ゆっくりと味わう時間をくれる、『秋味』の特別なおいしさ
ロールの『秋味』への愛は深まるばかり。「『秋味』のシーズンが来ると、わくわくしてくるんです。晩酌で飲むのも好きで、しっかり味わって堪能しますよ」と声を弾ませます。
「『秋味』が発売される頃はまだまだ暑さが残る頃ですから、外の風を感じながら飲むのもおいしいですよね。親友とホームパーティーをするときも、持って行けるなら『秋味』と決めています。自分の一番好きなものをおすすめしたいですからね」(ロール)
海外に拠点を置くPR会社の日本法人を経て、2020年の夏にキリンへ入社。普段は、ヘルスサイエンス事業の広報担当をしているために、ビールや『秋味』と仕事で関わることは少ないそう。
「仕事ではビールの紹介をすることはありませんが、『秋味』のシーズンにはオンラインショップを探して見つけた、紅葉とビールが描かれているネクタイを締めて出社するのが定番ですね。パソコンのデスクトップの壁紙も『秋味』に設定していますし、みんなに私がファンであることを知ってもらえたらいいですね」(ロール)
ロールは、キリンのビールを通じて日本の「味」を知り、そして『秋味』で恋に落ちて、その後の生き方にも変化が生まれた一人。自身にとって『秋味』は、冷たいビールを飲んで爽快さを感じるためのものではなく、ゆっくりと、その濃さを味わう時間をくれるものだと言います。
「ステーキに合わせるのが好きで、肉の食感とも合いますよね。脂の風味が口に広がったところに『秋味』をひと口含むと、その後味がおいしい。麦芽の味が脂をリセットしてくれるようです。
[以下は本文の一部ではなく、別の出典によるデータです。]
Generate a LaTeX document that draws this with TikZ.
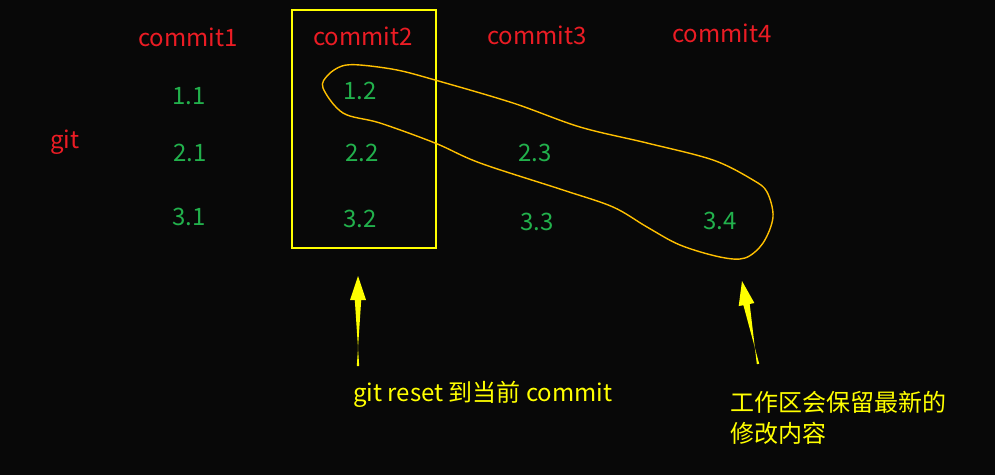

でも、料理と合わせるだけでなくても、単体で飲んでも楽しめるビールだと思っています。それこそ私にとっては『秋味』があれば、もうそれでいいんです」(ロール)
また今年も、『秋味』の季節がやってくる
秋になるよろこびを感じさせてくれる『キリン秋味』。みなさんは、どのように楽しみますか?